Short problem. State the number of lines, and only that number, in which the word "matplotlib" appears.

Given material.
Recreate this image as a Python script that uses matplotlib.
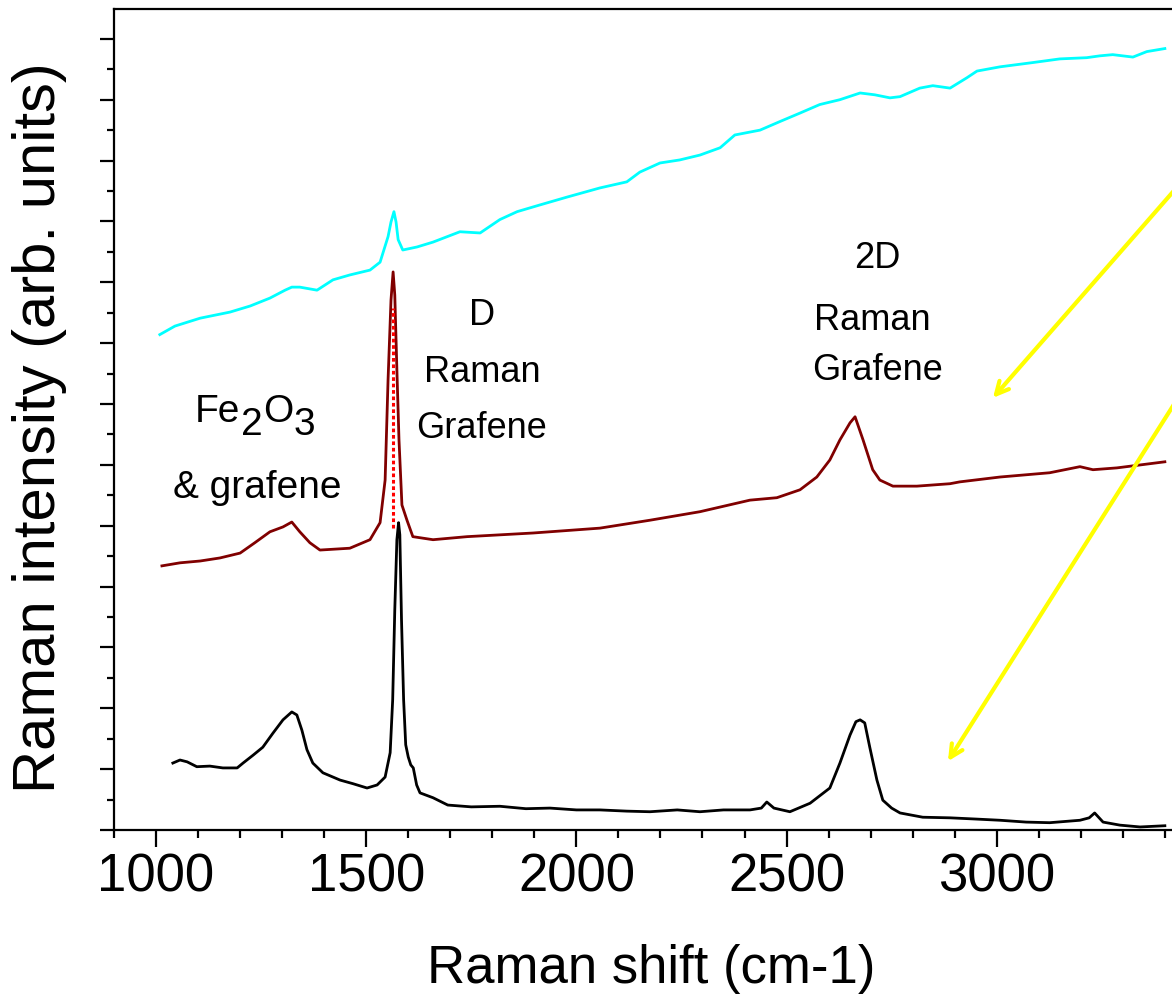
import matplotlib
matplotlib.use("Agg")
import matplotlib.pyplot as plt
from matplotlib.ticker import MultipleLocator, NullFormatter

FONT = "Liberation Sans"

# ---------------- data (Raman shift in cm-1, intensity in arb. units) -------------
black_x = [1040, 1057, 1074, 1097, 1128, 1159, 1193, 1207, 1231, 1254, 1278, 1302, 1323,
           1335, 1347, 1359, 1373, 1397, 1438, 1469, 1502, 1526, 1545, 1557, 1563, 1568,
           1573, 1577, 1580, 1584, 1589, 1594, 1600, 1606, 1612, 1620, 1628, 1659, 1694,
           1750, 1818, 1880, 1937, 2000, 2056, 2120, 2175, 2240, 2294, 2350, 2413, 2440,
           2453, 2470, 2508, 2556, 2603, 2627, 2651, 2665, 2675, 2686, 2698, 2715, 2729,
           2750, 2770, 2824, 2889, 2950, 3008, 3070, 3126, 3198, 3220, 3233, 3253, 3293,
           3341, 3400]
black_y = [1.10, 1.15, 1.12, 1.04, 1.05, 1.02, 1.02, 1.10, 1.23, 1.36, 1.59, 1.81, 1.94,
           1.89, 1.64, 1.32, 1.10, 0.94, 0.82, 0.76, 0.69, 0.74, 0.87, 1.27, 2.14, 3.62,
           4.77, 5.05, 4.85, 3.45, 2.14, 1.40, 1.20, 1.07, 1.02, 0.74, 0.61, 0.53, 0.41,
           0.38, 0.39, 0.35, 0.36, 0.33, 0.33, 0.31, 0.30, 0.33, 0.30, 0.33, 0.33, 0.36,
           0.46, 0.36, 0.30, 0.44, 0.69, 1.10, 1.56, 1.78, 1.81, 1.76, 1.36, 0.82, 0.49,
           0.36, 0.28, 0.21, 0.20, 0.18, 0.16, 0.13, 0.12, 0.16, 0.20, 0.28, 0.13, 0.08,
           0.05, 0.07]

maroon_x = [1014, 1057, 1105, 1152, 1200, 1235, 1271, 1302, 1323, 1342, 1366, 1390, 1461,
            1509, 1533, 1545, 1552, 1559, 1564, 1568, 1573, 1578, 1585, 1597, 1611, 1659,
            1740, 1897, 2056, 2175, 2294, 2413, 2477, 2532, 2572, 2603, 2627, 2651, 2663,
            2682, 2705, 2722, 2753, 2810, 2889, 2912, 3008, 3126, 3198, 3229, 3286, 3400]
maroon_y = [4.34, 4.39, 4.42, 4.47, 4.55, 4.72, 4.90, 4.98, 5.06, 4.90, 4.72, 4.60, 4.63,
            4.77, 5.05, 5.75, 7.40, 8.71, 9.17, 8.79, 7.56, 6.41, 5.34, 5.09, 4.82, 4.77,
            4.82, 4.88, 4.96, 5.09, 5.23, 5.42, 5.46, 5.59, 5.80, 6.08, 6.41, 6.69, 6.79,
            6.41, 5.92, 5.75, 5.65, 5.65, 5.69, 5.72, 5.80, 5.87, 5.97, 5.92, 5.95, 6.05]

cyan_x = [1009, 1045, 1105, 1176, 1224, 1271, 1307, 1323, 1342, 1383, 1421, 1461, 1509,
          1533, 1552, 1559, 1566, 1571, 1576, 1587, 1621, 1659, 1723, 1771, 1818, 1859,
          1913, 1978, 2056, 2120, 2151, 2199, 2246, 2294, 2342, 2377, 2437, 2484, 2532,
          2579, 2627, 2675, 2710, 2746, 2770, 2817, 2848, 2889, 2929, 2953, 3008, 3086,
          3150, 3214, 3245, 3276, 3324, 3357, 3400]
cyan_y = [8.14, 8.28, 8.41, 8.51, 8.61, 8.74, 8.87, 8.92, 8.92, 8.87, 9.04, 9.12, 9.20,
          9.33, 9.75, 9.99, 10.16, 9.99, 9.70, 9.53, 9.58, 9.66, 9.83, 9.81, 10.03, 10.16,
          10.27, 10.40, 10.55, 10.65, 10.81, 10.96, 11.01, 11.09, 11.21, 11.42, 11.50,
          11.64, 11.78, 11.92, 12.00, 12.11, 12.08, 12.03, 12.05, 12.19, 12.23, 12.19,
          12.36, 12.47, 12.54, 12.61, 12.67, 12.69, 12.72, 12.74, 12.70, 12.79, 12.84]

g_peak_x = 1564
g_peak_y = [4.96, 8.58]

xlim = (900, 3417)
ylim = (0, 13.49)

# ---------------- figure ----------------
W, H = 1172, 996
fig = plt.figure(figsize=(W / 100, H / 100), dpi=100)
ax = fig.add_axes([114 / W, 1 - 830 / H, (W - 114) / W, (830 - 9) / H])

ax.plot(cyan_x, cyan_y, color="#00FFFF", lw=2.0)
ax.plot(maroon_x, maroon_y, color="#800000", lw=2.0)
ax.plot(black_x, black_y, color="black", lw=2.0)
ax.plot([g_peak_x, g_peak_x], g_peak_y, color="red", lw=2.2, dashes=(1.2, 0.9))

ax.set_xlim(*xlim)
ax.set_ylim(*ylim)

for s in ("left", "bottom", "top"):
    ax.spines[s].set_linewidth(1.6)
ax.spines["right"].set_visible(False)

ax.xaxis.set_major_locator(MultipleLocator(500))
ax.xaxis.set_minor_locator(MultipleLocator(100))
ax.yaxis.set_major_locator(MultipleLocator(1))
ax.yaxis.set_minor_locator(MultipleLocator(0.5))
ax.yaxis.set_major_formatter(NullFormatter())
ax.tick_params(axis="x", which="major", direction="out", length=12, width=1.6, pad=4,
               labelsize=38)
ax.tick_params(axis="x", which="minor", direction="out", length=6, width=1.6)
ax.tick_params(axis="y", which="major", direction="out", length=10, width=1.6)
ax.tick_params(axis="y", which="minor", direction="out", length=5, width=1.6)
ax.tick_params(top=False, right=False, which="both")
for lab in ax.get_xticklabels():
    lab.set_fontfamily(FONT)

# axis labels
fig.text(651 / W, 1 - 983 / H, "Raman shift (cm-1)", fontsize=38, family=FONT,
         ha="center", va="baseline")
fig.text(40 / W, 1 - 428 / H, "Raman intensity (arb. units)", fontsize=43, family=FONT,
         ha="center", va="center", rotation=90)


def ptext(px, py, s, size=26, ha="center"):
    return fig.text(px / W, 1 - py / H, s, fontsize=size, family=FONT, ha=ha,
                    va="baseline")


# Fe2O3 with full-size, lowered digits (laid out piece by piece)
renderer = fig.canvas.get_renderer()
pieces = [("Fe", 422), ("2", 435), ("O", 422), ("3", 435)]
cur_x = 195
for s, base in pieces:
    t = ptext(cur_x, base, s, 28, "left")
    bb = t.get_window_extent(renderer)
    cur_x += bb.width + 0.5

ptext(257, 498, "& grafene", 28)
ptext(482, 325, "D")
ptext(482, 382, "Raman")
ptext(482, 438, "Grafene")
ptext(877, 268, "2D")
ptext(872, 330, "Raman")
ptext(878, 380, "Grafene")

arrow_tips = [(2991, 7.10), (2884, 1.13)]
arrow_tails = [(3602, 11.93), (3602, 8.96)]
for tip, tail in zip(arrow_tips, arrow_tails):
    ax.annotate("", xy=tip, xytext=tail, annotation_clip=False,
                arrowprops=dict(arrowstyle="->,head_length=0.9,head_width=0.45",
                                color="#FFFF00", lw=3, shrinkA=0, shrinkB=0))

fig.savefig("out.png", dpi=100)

Answer to the exercise. 5